▸ Written request
Exclude images, then output the remaining data verbatim.

▸ Source excerpt
※ ※ ※
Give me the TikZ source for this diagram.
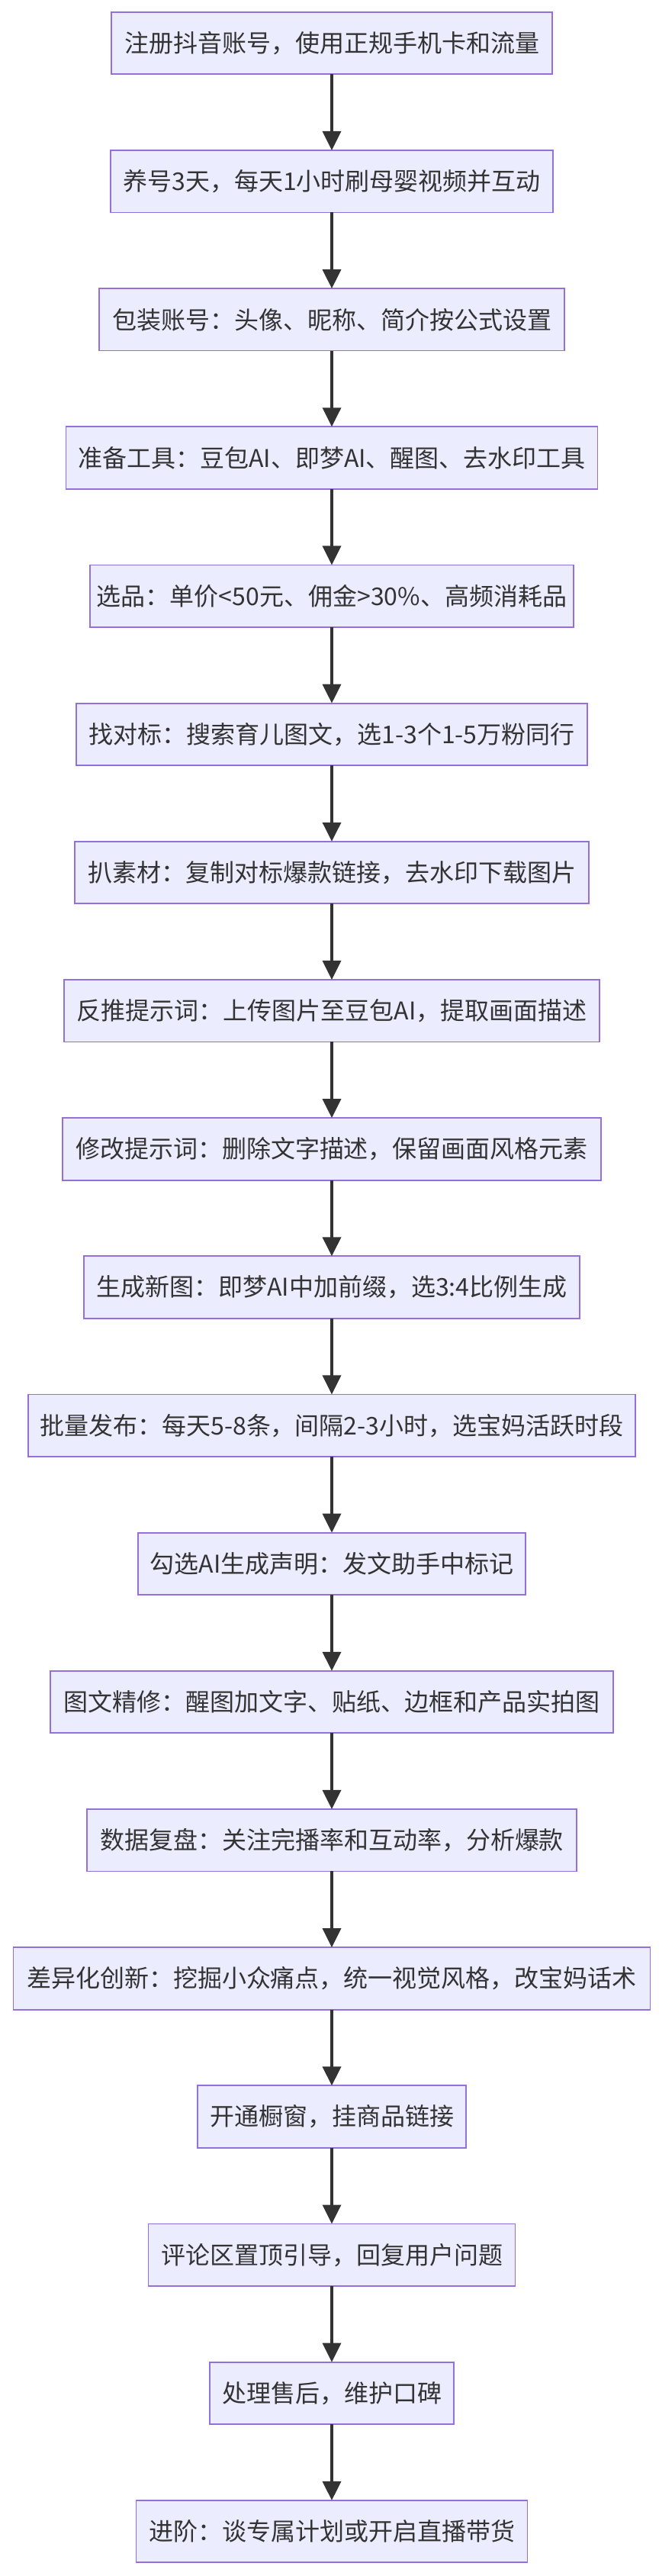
\documentclass[tikz,border=0pt]{standalone}
\usepackage{fontspec}
\setmainfont{Noto Sans CJK SC}
\usetikzlibrary{arrows.meta}
\definecolor{boxfill}{HTML}{ECECFF}
\definecolor{boxline}{HTML}{9370DB}
\definecolor{ink}{HTML}{333333}
\tikzset{
  stepbox/.style={draw=boxline, fill=boxfill, line width=1.8pt, minimum height=81.5pt,
    inner sep=0pt, outer sep=0pt, text=ink, font=\fontsize{32pt}{38pt}\selectfont, align=center},
  flow/.style={draw=ink, line width=3.6pt, -{Triangle[length=25pt,width=24pt]}}
}
\begin{document}
\begin{tikzpicture}[x=1pt,y=1pt]
\useasboundingbox[fill=white] (0,0) rectangle (864,-3376);
\def\cx{435}
\node[stepbox, minimum width=577.5pt] (n1) at (\cx,-56.5) {注册抖音账号，使用正规手机卡和流量};
\node[stepbox, minimum width=580pt] (n2) at (\cx,-237.67) {养号3天，每天1小时刷母婴视频并互动};
\node[stepbox, minimum width=610pt] (n3) at (\cx,-418.84) {包装账号：头像、昵称、简介按公式设置};
\node[stepbox, minimum width=697pt] (n4) at (\cx,-600.01) {准备工具：豆包AI、即梦AI、醒图、去水印工具};
\node[stepbox, minimum width=634pt] (n5) at (\cx,-781.18) {选品：单价<50元、佣金>30\%、高频消耗品};
\node[stepbox, minimum width=670pt] (n6) at (\cx,-962.35) {找对标：搜索育儿图文，选1-3个1-5万粉同行};
\node[stepbox, minimum width=674pt] (n7) at (\cx,-1143.52) {扒素材：复制对标爆款链接，去水印下载图片};
\node[stepbox, minimum width=702pt] (n8) at (\cx,-1324.69) {反推提示词：上传图片至豆包AI，提取画面描述};
\node[stepbox, minimum width=706pt] (n9) at (\cx,-1505.86) {修改提示词：删除文字描述，保留画面风格元素};
\node[stepbox, minimum width=650pt] (n10) at (\cx,-1687.03) {生成新图：即梦AI中加前缀，选3:4比例生成};
\node[stepbox, minimum width=796.5pt] (n11) at (\cx,-1868.2) {批量发布：每天5-8条，间隔2-3小时，选宝妈活跃时段};
\node[stepbox, minimum width=508.5pt] (n12) at (\cx,-2049.37) {勾选AI生成声明：发文助手中标记};
\node[stepbox, minimum width=738pt] (n13) at (\cx,-2230.54) {图文精修：醒图加文字、贴纸、边框和产品实拍图};
\node[stepbox, minimum width=642pt] (n14) at (\cx,-2411.71) {数据复盘：关注完播率和互动率，分析爆款};
\node[stepbox, minimum width=835pt] (n15) at (\cx,-2592.88) {差异化创新：挖掘小众痛点，统一视觉风格，改宝妈话术};
\node[stepbox, minimum width=352.5pt] (n16) at (\cx,-2774.05) {开通橱窗，挂商品链接};
\node[stepbox, minimum width=481pt] (n17) at (\cx,-2955.22) {评论区置顶引导，回复用户问题};
\node[stepbox, minimum width=320pt] (n18) at (\cx,-3136.39) {处理售后，维护口碑};
\node[stepbox, minimum width=513pt] (n19) at (\cx,-3317.56) {进阶：谈专属计划或开启直播带货};
\foreach \a/\b in {n1/n2,n2/n3,n3/n4,n4/n5,n5/n6,n6/n7,n7/n8,n8/n9,n9/n10,n10/n11,n11/n12,n12/n13,n13/n14,n14/n15,n15/n16,n16/n17,n17/n18,n18/n19}
  \draw[flow] (\a.south) -- (\b.north);
\end{tikzpicture}
\end{document}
※ ※ ※
▸ Worked answer
Give me the TikZ source for this diagram.
\documentclass[tikz,border=0pt]{standalone}
\usepackage{fontspec}
\setmainfont{Noto Sans CJK SC}
\usetikzlibrary{arrows.meta}
\definecolor{boxfill}{HTML}{ECECFF}
\definecolor{boxline}{HTML}{9370DB}
\definecolor{ink}{HTML}{333333}
\tikzset{
  stepbox/.style={draw=boxline, fill=boxfill, line width=1.8pt, minimum height=81.5pt,
    inner sep=0pt, outer sep=0pt, text=ink, font=\fontsize{32pt}{38pt}\selectfont, align=center},
  flow/.style={draw=ink, line width=3.6pt, -{Triangle[length=25pt,width=24pt]}}
}
\begin{document}
\begin{tikzpicture}[x=1pt,y=1pt]
\useasboundingbox[fill=white] (0,0) rectangle (864,-3376);
\def\cx{435}
\node[stepbox, minimum width=577.5pt] (n1) at (\cx,-56.5) {注册抖音账号，使用正规手机卡和流量};
\node[stepbox, minimum width=580pt] (n2) at (\cx,-237.67) {养号3天，每天1小时刷母婴视频并互动};
\node[stepbox, minimum width=610pt] (n3) at (\cx,-418.84) {包装账号：头像、昵称、简介按公式设置};
\node[stepbox, minimum width=697pt] (n4) at (\cx,-600.01) {准备工具：豆包AI、即梦AI、醒图、去水印工具};
\node[stepbox, minimum width=634pt] (n5) at (\cx,-781.18) {选品：单价<50元、佣金>30\%、高频消耗品};
\node[stepbox, minimum width=670pt] (n6) at (\cx,-962.35) {找对标：搜索育儿图文，选1-3个1-5万粉同行};
\node[stepbox, minimum width=674pt] (n7) at (\cx,-1143.52) {扒素材：复制对标爆款链接，去水印下载图片};
\node[stepbox, minimum width=702pt] (n8) at (\cx,-1324.69) {反推提示词：上传图片至豆包AI，提取画面描述};
\node[stepbox, minimum width=706pt] (n9) at (\cx,-1505.86) {修改提示词：删除文字描述，保留画面风格元素};
\node[stepbox, minimum width=650pt] (n10) at (\cx,-1687.03) {生成新图：即梦AI中加前缀，选3:4比例生成};
\node[stepbox, minimum width=796.5pt] (n11) at (\cx,-1868.2) {批量发布：每天5-8条，间隔2-3小时，选宝妈活跃时段};
\node[stepbox, minimum width=508.5pt] (n12) at (\cx,-2049.37) {勾选AI生成声明：发文助手中标记};
\node[stepbox, minimum width=738pt] (n13) at (\cx,-2230.54) {图文精修：醒图加文字、贴纸、边框和产品实拍图};
\node[stepbox, minimum width=642pt] (n14) at (\cx,-2411.71) {数据复盘：关注完播率和互动率，分析爆款};
\node[stepbox, minimum width=835pt] (n15) at (\cx,-2592.88) {差异化创新：挖掘小众痛点，统一视觉风格，改宝妈话术};
\node[stepbox, minimum width=352.5pt] (n16) at (\cx,-2774.05) {开通橱窗，挂商品链接};
\node[stepbox, minimum width=481pt] (n17) at (\cx,-2955.22) {评论区置顶引导，回复用户问题};
\node[stepbox, minimum width=320pt] (n18) at (\cx,-3136.39) {处理售后，维护口碑};
\node[stepbox, minimum width=513pt] (n19) at (\cx,-3317.56) {进阶：谈专属计划或开启直播带货};
\foreach \a/\b in {n1/n2,n2/n3,n3/n4,n4/n5,n5/n6,n6/n7,n7/n8,n8/n9,n9/n10,n10/n11,n11/n12,n12/n13,n13/n14,n14/n15,n15/n16,n16/n17,n17/n18,n18/n19}
  \draw[flow] (\a.south) -- (\b.north);
\end{tikzpicture}
\end{document}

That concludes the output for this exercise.